The City’s flawed plan will now proceed to the full City Council for a vote, without the needed revisions having been made to ensure Coney Island’s future as a world-class amusement destination.
Save Coney Island, the Municipal Art Society, The New York Times editorial board and Coney Island’s unofficial “mayor,” Dick Zigun of Coney Island USA, had all urged that the proposed open-air amusement park be expanded and that the four high-rise hotel towers currently proposed for the south side of Surf Avenue be removed. Coney Island’s Community Board 13 also requested that the high-rises be relocated.
Unfortunately, the Land Use Committee ignored these calls.
Save Coney Island is heartened, however, by suggestions made by Council members that the issues we have raised will be addressed by the City before they council renders a final vote on the plan. Should the City succeed in its negotiations to purchase Thor Equities’ land in Coney Island, it will gain greater control over how that land is eventually used.

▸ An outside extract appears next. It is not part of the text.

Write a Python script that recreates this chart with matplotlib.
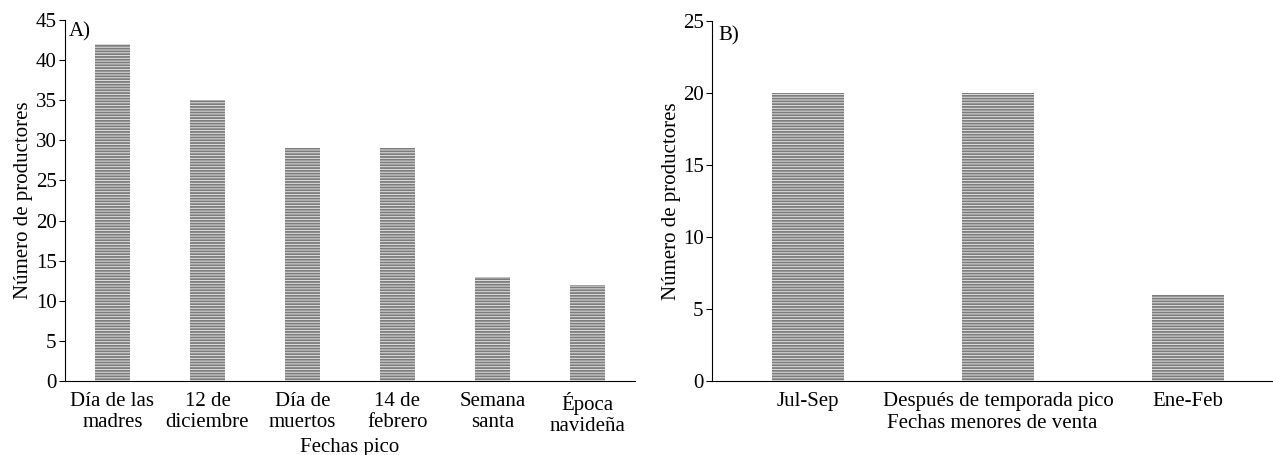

The City must expand the size of its proposed amusement park, work to keep high-rises out of the core amusement area and protect the historic buildings that line the south side of Surf Avenue.
“The City Council’s Land Use Committee unfortunately failed to back the zoning revisions needed to prevent the destruction of Coney Island as a world-class amusement destination,” said Save Coney Island spokesman Juan Rivero. “There were, however, suggestions that these issues would be addressed before the full City Council’s final vote on the plan. We hope that the council’s final approval of the plan will be made contingent upon the Bloomberg administration offering concrete assurances that will guarantee the future of Coney Island’s famed amusement district.”
Save Coney Island would like to thank Council member Tony Avella, chair of the council’s Zoning & Franchises Committee, for putting forward a proposal urging the City to expand acreage for amusements and remove the high-rises proposed for the south side of Surf Avenue. These proposals were based upon the recommendations of the Municipal Art Society, which were endorsed by The New York Times. Unfortunately, the zoning committee rejected these proposals.